Breakthrough CRAM technology ditches von Neumann model, makes AI 1,000x more energy efficient

CRAM chips by the University of Minnesota could make AI 1,000x more energy-efficient, replacing the von Neumann model using spintronic devices.

: Researchers at the University of Minnesota have developed a CRAM chip that is 1,000 times more energy-efficient for AI. This new technology upends the traditional von Neumann model by computing directly within memory. CRAM uses spintronic magnetic tunnel junctions instead of transistors. Challenges remain in scalability, but industry collaborations are planned to commercialize CRAM.

Researchers from the University of Minnesota have created a new computational random-access memory (CRAM) prototype chip promising to reduce energy needs for AI applications by 1,000 times compared to current methods. In one simulation, this novel tech showed energy savings of up to 2,500 times, marking a significant shift in efficiency for AI computations.

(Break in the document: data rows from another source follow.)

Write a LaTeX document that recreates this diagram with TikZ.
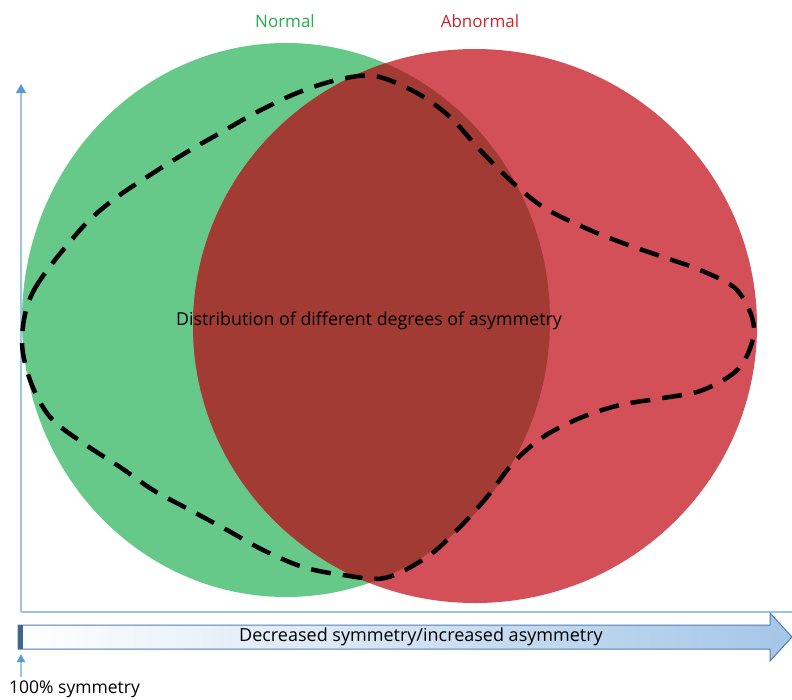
\documentclass[tikz,border=0pt]{standalone}
\usepackage{fontspec}
\setmainfont{Open Sans}
\usetikzlibrary{arrows.meta,calc}

\definecolor{normalgreen}{RGB}{102,201,138}
\definecolor{normaltext}{RGB}{34,174,80}
\definecolor{abnormalred}{RGB}{212,80,89}
\definecolor{abnormaltext}{RGB}{205,35,45}
\definecolor{overlapred}{RGB}{162,59,52}
\definecolor{axisblue}{RGB}{157,195,230}
\definecolor{tipblue}{RGB}{91,155,213}
\definecolor{arrowedge}{RGB}{80,126,180}
\definecolor{arrowfill}{RGB}{165,198,232}

\tikzset{
  axisline/.style={draw=axisblue, line width=1.5pt},
  labeltext/.style={font=\fontsize{17}{20}\selectfont, inner sep=0pt},
  distcurve/.style={black, line width=4.5pt, dash pattern=on 20pt off 12pt}
}

\begin{document}
\begin{tikzpicture}[x=1pt,y=-1pt]
\useasboundingbox (0,0) rectangle (792,699);
\coordinate (O) at (21,612);
\coordinate (ytop) at (21,84);
\coordinate (xend) at (792,612);
% the two groups
\fill[normalgreen] (286,320) ellipse [x radius=264, y radius=277];
\fill[abnormalred] (475,326) ellipse [x radius=282, y radius=277];
\begin{scope}
\clip (286,320) ellipse [x radius=264, y radius=277];
\fill[overlapred] (475,326) ellipse [x radius=282, y radius=277];
\end{scope}
% axes
\draw[axisline] (O) -- (xend);
\draw[axisline, -{Triangle[length=9pt,width=10pt,color=tipblue]}] (O) -- (ytop);
% distribution
\draw[distcurve] plot[smooth cycle, tension=0.55] coordinates {
  (22,338) (34,290) (80,230) (113,200) (150,175) (187,152) (220,133)
  (257,112) (297,93) (337,80) (375,76) (417,93) (450,117) (480,150) (510,180)
  (543,207) (583,227) (620,242) (663,257) (700,270) (737,290) (754,328)
  (740,367) (703,390) (663,398) (620,405) (580,418) (543,437) (513,463)
  (487,497) (457,530) (427,557) (385,578) (343,575) (303,567) (263,550)
  (227,530) (190,510) (153,490) (120,467) (83,443) (50,417) (30,380)};
\node[labeltext, font=\fontsize{17.8}{21}\selectfont] (dist) at (369,321) {Distribution of different degrees of asymmetry};
% titles
\node[labeltext, text=normaltext] (normal) at (285,21) {Normal};
\node[labeltext, text=abnormaltext] (abnormal) at (480,21) {Abnormal};
% scale arrow
\shade[left color=white, right color=arrowfill, draw=arrowedge, line width=1pt]
  (18,625) -- (770,625) -- (770,613) -- (792,637) -- (770,661) -- (770,649)
  -- (18,649) -- cycle;
\fill[arrowedge!80!black] (18,625) rectangle (23,649);
\node[labeltext, font=\fontsize{18}{21}\selectfont] (scale) at (421,637) {Decreased symmetry/increased asymmetry};
\node[labeltext, font=\fontsize{17.5}{20}\selectfont, anchor=west] (sym) at (9,689) {100\% symmetry};
\coordinate (symtip) at (21,654);
\draw[axisline, -{Triangle[length=8pt,width=8pt,color=tipblue]}] (21,677) -- (symtip);
\end{tikzpicture}
\end{document}
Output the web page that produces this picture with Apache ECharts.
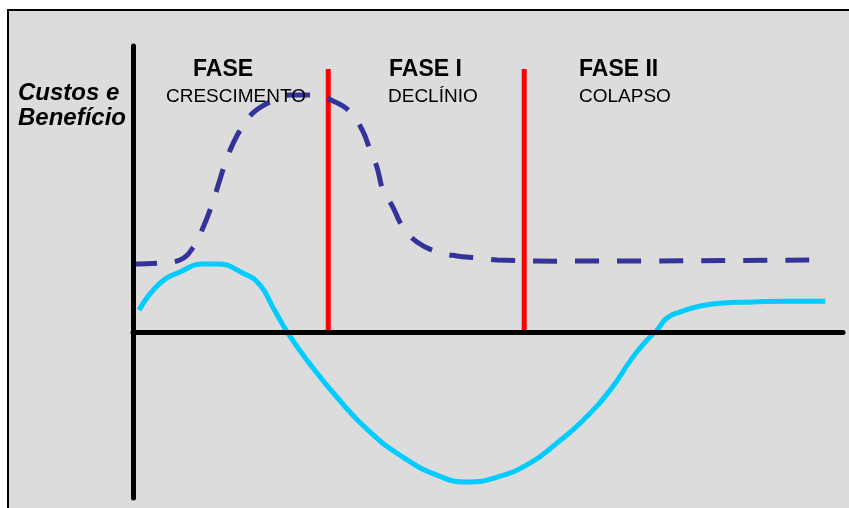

Unlike the traditional von Neumann architecture, which separates processor and memory units, the CRAM technology performs computations directly within the memory using spintronic devices called magnetic tunnel junctions (MTJs). These devices leverage the spin of electrons to store data, offering a highly efficient replacement for traditional transistor-based chips.

Co-author Ulya Karpuzcu states CRAM is highly flexible, enabling computation to be performed at any memory array location, enhancing performance for diverse AI algorithms. Though challenges around scalability, manufacturing, and integration with existing silicon remain, the research team plans to work with semiconductor industry leaders to bring CRAM to commercial reality.